I took upon the task yesterday to write about a veteran player who is well-liked by his teammates and his organization, and yet, due to his position on the roster and his pending salary, could find himself at risk of not making the Pittsburgh Steelers’ roster in 2017. Though I’m not making that prediction for outside linebacker Arthur Moats, I don’t think it’s too hard to connect the dots.
Another veteran player who should certainly be looked at as being in a vulnerable position—perhaps even more so—is offensive tackle Ryan Harris, whom the Steelers signed to a two-year, $4 million contract during the offseason in 2016.
The team signed him after resolving that they would not have Kelvin Beachum at left tackle for them in 2017, and the idea was for him and injury-aided-incumbent Alejandro Villanueva to compete for the starting job at left tackle, with the loser serving as a quality backup, a good position for the team to be in.
They also subsequently used a fourth-round draft pick on underclassman tackle Jerald Hawkins, whom they liked during the offseason based on his body of work.
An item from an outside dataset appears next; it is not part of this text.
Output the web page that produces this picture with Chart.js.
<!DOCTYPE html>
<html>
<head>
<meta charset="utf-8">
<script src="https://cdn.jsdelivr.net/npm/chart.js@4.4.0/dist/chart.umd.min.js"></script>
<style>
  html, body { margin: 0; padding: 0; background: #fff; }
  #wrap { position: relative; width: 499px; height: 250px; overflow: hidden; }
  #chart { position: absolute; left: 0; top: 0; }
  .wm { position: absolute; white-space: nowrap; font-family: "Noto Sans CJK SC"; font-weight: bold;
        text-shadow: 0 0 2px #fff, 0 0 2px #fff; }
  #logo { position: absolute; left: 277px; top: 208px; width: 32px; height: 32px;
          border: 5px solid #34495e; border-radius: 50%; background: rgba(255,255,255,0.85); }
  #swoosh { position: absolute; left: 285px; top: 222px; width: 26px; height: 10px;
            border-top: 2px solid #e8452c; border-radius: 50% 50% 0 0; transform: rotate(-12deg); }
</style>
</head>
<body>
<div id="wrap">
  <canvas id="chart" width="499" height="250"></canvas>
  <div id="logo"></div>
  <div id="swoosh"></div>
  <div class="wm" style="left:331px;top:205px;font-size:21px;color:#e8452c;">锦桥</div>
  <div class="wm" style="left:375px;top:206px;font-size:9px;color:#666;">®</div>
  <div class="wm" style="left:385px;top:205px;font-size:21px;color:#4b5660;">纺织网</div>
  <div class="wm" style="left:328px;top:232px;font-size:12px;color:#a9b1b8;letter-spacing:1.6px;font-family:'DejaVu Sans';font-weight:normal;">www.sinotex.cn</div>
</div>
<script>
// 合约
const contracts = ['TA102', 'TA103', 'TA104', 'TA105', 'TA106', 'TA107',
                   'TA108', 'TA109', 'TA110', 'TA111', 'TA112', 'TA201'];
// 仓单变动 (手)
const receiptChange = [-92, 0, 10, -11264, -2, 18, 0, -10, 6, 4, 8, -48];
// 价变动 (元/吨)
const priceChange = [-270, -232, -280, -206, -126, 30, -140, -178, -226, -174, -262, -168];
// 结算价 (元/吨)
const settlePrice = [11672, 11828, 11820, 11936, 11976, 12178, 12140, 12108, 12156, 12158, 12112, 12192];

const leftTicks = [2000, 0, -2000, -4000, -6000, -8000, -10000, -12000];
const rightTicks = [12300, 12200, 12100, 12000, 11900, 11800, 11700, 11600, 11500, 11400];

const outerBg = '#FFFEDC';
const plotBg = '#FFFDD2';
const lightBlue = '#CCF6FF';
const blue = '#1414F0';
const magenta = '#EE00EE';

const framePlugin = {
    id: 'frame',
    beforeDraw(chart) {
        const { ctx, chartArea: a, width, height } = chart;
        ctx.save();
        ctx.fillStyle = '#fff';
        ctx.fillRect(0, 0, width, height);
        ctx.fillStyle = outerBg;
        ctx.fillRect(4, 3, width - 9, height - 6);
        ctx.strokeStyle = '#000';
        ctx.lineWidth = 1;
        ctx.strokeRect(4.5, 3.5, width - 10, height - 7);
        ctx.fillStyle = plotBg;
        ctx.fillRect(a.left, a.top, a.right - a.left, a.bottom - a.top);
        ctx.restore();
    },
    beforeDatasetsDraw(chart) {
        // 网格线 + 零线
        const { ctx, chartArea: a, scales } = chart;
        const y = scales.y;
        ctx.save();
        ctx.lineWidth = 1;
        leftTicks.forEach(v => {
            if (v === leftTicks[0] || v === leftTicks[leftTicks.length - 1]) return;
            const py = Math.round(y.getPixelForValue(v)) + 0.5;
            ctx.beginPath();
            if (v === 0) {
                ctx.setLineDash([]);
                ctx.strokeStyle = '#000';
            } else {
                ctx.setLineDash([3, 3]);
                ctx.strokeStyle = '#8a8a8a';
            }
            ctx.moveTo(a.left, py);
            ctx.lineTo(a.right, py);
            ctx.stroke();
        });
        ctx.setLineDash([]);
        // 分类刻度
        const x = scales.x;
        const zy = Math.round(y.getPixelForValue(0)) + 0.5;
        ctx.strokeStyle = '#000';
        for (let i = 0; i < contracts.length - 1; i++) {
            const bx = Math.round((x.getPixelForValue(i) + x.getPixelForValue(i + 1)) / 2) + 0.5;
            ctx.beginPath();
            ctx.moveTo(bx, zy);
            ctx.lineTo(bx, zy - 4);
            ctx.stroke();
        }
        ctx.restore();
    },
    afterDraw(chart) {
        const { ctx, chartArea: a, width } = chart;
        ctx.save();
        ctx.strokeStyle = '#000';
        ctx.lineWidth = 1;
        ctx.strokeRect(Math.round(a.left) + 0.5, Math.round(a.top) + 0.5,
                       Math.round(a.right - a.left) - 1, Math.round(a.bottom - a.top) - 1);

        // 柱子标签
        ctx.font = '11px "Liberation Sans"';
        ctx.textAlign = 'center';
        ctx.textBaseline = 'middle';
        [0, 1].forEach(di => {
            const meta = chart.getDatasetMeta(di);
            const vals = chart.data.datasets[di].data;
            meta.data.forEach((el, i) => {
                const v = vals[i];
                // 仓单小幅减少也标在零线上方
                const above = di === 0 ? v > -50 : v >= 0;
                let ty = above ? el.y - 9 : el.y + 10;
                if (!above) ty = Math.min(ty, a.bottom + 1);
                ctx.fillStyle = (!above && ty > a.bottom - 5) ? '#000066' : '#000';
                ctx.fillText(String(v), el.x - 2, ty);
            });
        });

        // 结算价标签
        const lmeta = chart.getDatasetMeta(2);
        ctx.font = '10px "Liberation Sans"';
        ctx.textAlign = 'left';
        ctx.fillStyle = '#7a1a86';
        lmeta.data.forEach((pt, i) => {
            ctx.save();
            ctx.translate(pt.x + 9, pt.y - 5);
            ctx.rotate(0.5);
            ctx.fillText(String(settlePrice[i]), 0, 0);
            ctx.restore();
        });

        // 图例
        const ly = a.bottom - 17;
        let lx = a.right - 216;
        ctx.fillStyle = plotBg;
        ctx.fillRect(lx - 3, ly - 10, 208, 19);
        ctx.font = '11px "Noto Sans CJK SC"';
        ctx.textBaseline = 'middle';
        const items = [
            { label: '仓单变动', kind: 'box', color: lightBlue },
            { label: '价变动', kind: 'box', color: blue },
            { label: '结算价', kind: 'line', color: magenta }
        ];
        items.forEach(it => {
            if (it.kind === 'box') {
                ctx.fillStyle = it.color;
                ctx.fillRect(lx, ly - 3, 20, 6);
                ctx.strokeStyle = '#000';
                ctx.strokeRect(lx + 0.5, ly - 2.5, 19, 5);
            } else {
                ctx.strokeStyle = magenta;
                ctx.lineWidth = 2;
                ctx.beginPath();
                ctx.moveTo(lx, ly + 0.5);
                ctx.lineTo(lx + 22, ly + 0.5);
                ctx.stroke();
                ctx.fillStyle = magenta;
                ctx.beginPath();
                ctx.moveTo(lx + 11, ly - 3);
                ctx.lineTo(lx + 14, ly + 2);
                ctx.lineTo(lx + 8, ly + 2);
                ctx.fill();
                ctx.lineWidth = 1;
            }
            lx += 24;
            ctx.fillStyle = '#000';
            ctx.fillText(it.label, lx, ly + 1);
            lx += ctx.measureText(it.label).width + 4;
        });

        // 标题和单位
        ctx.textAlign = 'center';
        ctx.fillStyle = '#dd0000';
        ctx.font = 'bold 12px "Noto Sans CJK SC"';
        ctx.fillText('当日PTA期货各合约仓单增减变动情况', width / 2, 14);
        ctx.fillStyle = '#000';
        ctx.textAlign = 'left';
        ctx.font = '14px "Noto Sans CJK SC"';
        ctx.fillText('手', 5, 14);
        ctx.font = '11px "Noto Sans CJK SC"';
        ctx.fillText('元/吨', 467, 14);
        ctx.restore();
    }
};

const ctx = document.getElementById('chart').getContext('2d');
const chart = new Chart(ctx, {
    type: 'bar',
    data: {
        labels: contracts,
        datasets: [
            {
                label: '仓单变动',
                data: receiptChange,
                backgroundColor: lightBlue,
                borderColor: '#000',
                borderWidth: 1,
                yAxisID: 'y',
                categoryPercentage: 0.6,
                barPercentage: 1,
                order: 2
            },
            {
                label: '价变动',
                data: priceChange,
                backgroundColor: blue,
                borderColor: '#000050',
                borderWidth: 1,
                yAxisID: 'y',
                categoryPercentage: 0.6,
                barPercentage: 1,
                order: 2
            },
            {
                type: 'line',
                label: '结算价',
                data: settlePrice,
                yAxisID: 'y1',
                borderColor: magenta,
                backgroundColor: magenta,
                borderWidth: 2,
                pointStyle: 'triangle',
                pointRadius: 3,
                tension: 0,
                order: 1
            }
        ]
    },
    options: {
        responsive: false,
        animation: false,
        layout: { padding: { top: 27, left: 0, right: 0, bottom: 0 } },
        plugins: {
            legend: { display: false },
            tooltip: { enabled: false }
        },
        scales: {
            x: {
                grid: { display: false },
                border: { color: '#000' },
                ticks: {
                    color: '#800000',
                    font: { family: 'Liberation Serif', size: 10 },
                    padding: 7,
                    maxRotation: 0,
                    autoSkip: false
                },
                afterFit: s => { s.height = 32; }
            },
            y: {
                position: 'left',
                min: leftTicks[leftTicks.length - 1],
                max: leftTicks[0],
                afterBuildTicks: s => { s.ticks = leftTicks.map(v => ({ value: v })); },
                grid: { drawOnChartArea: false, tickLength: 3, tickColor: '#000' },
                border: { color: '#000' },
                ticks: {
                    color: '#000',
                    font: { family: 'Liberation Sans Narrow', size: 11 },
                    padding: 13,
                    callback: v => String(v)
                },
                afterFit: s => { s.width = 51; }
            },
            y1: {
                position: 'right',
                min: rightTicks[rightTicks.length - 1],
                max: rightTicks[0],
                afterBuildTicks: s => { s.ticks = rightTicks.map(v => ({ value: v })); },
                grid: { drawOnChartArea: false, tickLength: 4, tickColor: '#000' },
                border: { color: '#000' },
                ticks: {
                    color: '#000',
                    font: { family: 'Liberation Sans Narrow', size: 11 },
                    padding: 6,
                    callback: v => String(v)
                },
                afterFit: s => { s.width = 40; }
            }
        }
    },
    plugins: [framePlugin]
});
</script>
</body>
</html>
He performed well in the first preseason game before suffering an injury that landed him on injured reserve, and they seem to be excited to see what he will do in his second year.
In the interim, right tackle Marcus Gilbert dealt with a foot injury during the regular season. In the game in which he was injured, Harris stepped in and himself also suffered an injury that landed him on injured reserve. As a result, the Steelers were left with no choice but to turn to the unheralded Chris Hubbard to make a three-game cameo in the starting lineup.
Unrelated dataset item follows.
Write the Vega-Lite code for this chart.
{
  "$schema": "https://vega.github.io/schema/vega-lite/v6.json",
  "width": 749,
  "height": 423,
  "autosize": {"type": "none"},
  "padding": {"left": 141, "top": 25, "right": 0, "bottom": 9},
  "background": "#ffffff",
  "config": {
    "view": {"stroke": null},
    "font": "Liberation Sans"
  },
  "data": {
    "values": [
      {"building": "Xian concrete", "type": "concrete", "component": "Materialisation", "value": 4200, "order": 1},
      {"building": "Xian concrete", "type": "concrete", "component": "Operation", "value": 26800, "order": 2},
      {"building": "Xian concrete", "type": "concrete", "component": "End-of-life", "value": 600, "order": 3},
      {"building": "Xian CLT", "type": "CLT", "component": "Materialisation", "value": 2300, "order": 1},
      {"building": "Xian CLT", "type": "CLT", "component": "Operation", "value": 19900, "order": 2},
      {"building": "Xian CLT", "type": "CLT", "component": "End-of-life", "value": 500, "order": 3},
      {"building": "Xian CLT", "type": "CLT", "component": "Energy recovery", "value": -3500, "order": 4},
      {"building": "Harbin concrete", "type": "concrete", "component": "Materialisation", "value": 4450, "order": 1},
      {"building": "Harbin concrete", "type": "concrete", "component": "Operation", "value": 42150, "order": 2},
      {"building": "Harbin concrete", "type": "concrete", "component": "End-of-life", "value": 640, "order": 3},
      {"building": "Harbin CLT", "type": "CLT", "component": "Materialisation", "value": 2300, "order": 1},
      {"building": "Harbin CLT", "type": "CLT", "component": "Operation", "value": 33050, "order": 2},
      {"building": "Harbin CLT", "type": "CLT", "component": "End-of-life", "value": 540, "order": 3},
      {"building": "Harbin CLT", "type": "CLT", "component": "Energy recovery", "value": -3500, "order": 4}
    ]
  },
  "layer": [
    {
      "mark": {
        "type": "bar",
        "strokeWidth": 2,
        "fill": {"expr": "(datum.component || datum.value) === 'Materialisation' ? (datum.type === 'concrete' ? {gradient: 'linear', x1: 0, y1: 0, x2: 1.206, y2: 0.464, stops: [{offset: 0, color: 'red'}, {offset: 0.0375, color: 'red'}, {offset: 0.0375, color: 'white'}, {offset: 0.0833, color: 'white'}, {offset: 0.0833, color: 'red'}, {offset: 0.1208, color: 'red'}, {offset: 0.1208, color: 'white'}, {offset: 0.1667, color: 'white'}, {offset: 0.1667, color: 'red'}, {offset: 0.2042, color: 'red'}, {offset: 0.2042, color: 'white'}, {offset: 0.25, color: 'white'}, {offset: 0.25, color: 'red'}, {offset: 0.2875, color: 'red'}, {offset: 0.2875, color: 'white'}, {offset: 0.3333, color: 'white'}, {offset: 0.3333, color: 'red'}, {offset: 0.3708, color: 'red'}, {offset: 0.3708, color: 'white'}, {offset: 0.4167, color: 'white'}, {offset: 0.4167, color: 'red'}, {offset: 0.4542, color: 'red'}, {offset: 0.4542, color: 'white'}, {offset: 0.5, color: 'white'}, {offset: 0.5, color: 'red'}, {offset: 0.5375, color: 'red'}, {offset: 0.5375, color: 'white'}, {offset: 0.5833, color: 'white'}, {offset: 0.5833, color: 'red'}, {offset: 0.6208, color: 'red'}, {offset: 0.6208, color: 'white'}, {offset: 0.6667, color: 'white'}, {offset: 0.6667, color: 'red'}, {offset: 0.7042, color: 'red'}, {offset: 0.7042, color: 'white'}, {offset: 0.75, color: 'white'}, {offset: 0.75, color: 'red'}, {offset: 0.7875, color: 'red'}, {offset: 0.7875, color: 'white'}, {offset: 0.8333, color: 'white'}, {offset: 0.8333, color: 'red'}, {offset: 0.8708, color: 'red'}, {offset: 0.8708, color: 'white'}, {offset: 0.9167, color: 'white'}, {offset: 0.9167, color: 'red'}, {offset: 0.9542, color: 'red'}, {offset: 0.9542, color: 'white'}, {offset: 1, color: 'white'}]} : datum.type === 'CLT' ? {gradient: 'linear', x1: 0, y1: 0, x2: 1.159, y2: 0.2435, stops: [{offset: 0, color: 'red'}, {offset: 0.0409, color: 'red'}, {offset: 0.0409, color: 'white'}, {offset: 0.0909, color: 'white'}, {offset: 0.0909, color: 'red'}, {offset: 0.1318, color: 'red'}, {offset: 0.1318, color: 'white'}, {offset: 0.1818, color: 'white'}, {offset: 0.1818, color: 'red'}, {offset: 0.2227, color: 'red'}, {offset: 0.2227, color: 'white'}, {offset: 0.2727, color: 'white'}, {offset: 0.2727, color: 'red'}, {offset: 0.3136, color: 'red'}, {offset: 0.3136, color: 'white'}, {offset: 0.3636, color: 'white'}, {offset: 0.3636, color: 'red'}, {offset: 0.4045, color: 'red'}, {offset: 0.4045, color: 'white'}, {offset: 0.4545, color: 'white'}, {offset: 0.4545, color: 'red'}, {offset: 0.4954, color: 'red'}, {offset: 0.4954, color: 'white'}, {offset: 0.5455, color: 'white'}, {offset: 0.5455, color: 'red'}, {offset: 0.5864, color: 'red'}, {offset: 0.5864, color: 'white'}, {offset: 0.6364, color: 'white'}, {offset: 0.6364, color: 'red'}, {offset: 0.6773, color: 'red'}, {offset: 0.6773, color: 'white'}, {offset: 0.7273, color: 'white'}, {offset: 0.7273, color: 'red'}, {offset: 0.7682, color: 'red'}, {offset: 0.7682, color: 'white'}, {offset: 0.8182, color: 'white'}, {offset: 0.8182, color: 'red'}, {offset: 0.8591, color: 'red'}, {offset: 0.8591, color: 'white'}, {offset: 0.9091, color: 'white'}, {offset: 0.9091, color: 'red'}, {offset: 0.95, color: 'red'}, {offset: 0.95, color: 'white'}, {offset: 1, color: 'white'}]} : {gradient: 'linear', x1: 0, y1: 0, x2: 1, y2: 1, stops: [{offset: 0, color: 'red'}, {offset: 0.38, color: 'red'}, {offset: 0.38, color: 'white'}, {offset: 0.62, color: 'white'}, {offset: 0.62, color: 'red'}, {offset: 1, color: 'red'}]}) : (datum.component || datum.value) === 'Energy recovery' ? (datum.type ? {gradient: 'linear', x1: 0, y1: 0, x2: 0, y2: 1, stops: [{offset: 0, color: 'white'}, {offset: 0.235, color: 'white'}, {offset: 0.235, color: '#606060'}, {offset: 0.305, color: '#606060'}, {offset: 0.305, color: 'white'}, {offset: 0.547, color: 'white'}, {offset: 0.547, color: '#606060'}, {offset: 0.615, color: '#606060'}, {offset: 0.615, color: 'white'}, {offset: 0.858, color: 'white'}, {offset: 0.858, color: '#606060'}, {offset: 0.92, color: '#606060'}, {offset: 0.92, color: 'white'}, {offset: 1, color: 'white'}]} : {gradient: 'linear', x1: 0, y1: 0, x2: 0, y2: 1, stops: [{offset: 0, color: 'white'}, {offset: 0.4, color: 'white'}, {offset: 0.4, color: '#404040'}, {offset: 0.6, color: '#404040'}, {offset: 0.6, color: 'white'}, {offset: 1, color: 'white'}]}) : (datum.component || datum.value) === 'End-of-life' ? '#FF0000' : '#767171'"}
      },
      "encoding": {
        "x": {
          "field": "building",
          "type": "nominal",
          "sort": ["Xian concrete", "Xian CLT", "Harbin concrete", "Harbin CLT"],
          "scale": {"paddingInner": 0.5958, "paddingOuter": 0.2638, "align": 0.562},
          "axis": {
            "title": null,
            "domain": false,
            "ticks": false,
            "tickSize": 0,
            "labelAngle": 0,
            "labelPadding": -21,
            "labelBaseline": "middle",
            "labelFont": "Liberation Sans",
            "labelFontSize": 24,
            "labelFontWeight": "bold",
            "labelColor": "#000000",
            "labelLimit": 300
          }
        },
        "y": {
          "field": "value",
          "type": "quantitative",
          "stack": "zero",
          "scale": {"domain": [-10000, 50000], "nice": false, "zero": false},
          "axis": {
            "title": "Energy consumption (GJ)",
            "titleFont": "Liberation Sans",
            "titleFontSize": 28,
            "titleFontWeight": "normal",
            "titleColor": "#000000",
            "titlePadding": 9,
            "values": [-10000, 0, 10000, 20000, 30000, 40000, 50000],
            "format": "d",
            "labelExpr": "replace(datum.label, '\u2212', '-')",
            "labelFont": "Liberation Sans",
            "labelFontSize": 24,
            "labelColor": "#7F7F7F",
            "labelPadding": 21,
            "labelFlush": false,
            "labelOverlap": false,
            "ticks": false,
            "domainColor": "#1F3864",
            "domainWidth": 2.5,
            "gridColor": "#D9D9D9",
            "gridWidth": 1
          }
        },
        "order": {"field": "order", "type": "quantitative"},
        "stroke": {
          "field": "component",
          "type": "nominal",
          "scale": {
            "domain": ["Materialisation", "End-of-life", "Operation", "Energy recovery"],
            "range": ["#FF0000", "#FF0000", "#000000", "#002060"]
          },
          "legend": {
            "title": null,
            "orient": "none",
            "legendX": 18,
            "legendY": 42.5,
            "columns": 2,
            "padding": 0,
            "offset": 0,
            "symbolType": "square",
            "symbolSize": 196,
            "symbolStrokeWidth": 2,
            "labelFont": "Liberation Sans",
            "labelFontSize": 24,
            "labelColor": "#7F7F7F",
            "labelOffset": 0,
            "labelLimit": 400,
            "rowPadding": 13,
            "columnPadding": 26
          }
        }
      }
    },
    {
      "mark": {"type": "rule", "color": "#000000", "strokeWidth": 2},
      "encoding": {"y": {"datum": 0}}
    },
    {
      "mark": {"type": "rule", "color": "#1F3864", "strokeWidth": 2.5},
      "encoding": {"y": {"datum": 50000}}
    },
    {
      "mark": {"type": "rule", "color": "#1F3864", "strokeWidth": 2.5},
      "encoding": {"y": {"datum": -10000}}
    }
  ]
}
And he performed much better than basically anybody anticipated that he would. And they continued to use him as an extra lineman all the way through the playoffs after Gilbert returned to the lineup. And they even seem to like Brian Mihalik a decent bit as well.
All of this information in conjunction, I think, could put the veteran Harris in a position in which he may not make the roster in the way that Flozell Adams failed to make the roster in his second season with the team, though with the salary cap being less of a factor.
Harris, who will be turning 32 next month, is due to make a base salary of $1.9 million in 2017, and there is certainly no guarantee that he will be the third-best tackle on this team. The Steelers had a great deal more uncertainty at the tackle position, including at the starting left tackle spot, than they had a year ago.
That is a blow to the veteran’s value, especially if Hawkins looks to be the sort of player that they expected him to be. With Hubbard as an option that they know has already worked, potential growth from Mihalik could really seal his fate, though it might not even take that.